Ramirez noted that China’s three-year bonds were priced at 3.625%, matching U.S. Treasuries, while five-year bonds came just 0.02% higher, with heavy demand from central banks and sovereign wealth funds — institutions that traditionally anchor Treasury demand.
“The old rulebook said U.S. Treasuries were the only true risk-free asset,” Ramirez observed. “But if central banks start treating Chinese dollar bonds as interchangeable, the concept of a single risk-free rate collapses — and global finance becomes multipolar.”
Impact on Emerging Economies
For Nigeria and other emerging economies, this shift brings both opportunity and caution. Dr. Baba Musa, economist and member of the Nigerian Economic Society, said, “A multipolar bond market could offer alternative sources of capital and competitive pricing. But it could also shift dependence from the West to China.”

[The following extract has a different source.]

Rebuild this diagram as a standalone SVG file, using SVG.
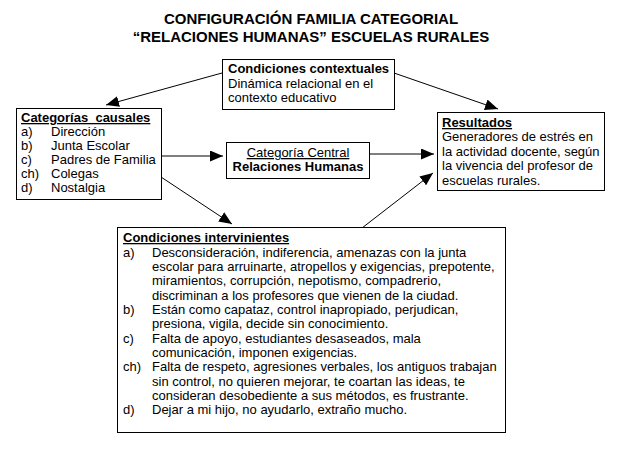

Musa advised that developing economies adopt “strategic neutrality and prudent debt management,” noting that “the world may soon revolve around two financial centers — Washington and Beijing. Nigeria must navigate carefully between them.”
A Turning Point in Global Finance
Whether fleeting or transformational, analysts agree that China’s ability to match U.S. Treasury yields marks a psychological and structural turning point in global finance. As Presnick concluded, “This is a Tai Chi move — four ounces moving a thousand pounds. It costs China little, but it forces Washington to rethink the future.”
At a time when geopolitics and markets are more intertwined than ever, China’s quiet success in Riyadh may be remembered as the moment the dollar’s uncontested supremacy began to fade.